If we really do need to repel the attack of the evil Reynard on our civilisation and way of life, then let sheep farmers own shotguns. Personally, I worked on a farm for ten years and the creaky old single barrel must have been fired at least five times. Mainly to scare away roaming dogs from the local village. But nobody else should have legal access to guns, especially during a period of history which is creating so much psychosis in so many ‘ordinary’ people. And nobody over the age of ten should want to own a gun. To do so is not a sign of a mature mind. And therefore any application can be confidently and responsibly rejected. Catch 22 doesn’t always work on the side of the devil, it seems.
As for the War Against Sparrows, and their evil plans to undermine civilisation by ravaging the nation’s gooseberries, Gardener’s Question Time does not recommend military grade hardware. An airgun or even a water pistol will do the job. And won’t cost any massacres of human life at all. Everyone’s happy except the neurotics with their inferiority complexes. They will have to find another way to over-compensate for their personal lack of emotional growth and indulge their penis extension fantasies. And the arms manufacturers will be upset of course. God forbid we should ever upset them.

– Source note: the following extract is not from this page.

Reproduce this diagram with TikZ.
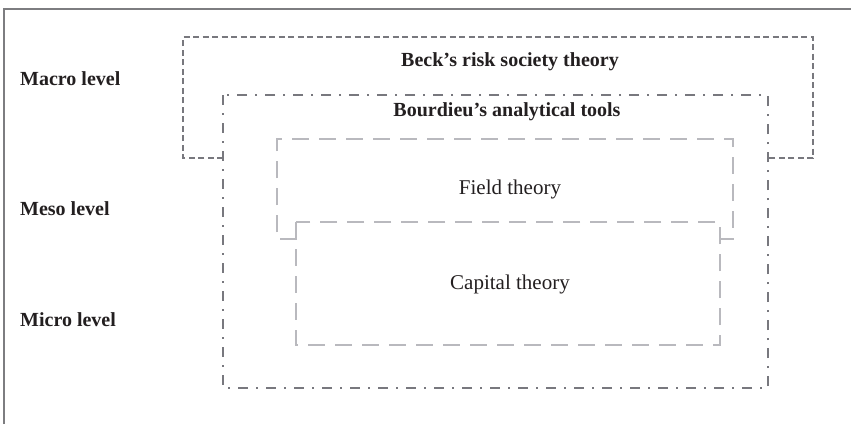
\documentclass[tikz,border=0pt]{standalone}
\usepackage{fontspec}
\setmainfont{Liberation Serif}
\definecolor{framegray}{RGB}{125,125,128}
\definecolor{darkline}{RGB}{120,120,126}
\definecolor{lightline}{RGB}{185,185,190}
\definecolor{inktext}{RGB}{35,31,32}
\begin{document}
\begin{tikzpicture}[x=1pt,y=-1pt,
  frameline/.style={draw=framegray,line width=2pt},
  beckline/.style={draw=darkline,line width=1.5pt,dash pattern=on 6pt off 3.5pt},
  bourline/.style={draw=darkline,line width=1.5pt,dash pattern=on 10pt off 8pt on 2pt off 8pt},
  innerline/.style={draw=lightline,line width=1.6pt,dash pattern=on 17pt off 10pt},
  boldlabel/.style={font=\fontsize{20}{24}\selectfont\bfseries,text=inktext,inner sep=0pt},
  plainlabel/.style={font=\fontsize{21}{25}\selectfont,text=inktext,inner sep=0pt},
  levellabel/.style={font=\fontsize{20}{24}\selectfont\bfseries,text=inktext,inner sep=0pt,anchor=west}]
\useasboundingbox (0,0) rectangle (851,424);
\fill[white] (0,0) rectangle (851,424);

% outer frame, open to the right and bottom
\draw[frameline] (4,424) -- (4,9) -- (851,9);

% level labels
\node[levellabel] (macro) at (20,79) {Macro level};
\node[levellabel] (meso)  at (20,209) {Meso level};
\node[levellabel] (micro) at (20,320) {Micro level};

% Beck's risk society theory: open at the bottom
\draw[beckline] (223,158) -- (183,158) -- (183,37) -- (813,37) -- (813,158) -- (768,158);
\node[boldlabel] (beck) at (510,62) {Beck’s risk society theory};

% Bourdieu's analytical tools
\draw[bourline] (223,95) rectangle (768,388);
\node[boldlabel] (bourdieu) at (507,112) {Bourdieu’s analytical tools};

% Field theory: bottom hidden by the capital box
\draw[innerline] (297,239) -- (277,239) -- (277,139) -- (733,139) -- (733,239) -- (720,239);
\node[plainlabel] (field) at (510,189) {Field theory};

% Capital theory
\draw[innerline] (296,222) rectangle (720,345);
\node[plainlabel] (capital) at (510,284) {Capital theory};
\end{tikzpicture}
\end{document}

The truth is that if Bird had not had any guns, he probably wouldn’t have snapped at all. The nearness of the shortcut solution to his problems was too irresistible. It made it easier for him to snap, because he knew he had the means at his disposal to make a point that no one would forget.
We are taught every day that we are defined by what we own. That our carefully chosen possessions provide us with an ‘image’, and are a positive addition to our armoury in the battle of life. You know. Sex and the City. And the truth is that as an object, a gun is a very beautiful, sensual, compelling thing. It is almost the ultimate conceptual sculpture.
But as such it has does have more of an effect on the owner than most consumer durables. So it is hardly surprising that in the vulnerable, or at the most challenging times, the role inherent in the design comes to the fore,. and the tool controls the user. Just as a beautifully tailored suit will make most people stand up straight.
Why should a taxi-driver in a sleepy Cumbrian town need two guns? That’s all any application process has to consider. There are about 37 million adults in Britain. Statistically, if we all applied for a shotgun or semi-automatic, only about 74,000 of us would be rejected, leaving well over 36 million guns in legal circulation.
While violence among the mentally ill is no greater than in the general public, neither is it any less. And that figure is much bigger than the paltry 2% rejection figure for gun ownership. And anyone can go insane as Derrick Bird did. Owning a gun might even have caused his problem, as well as seeming to solve it.
There but for the grace of god go I.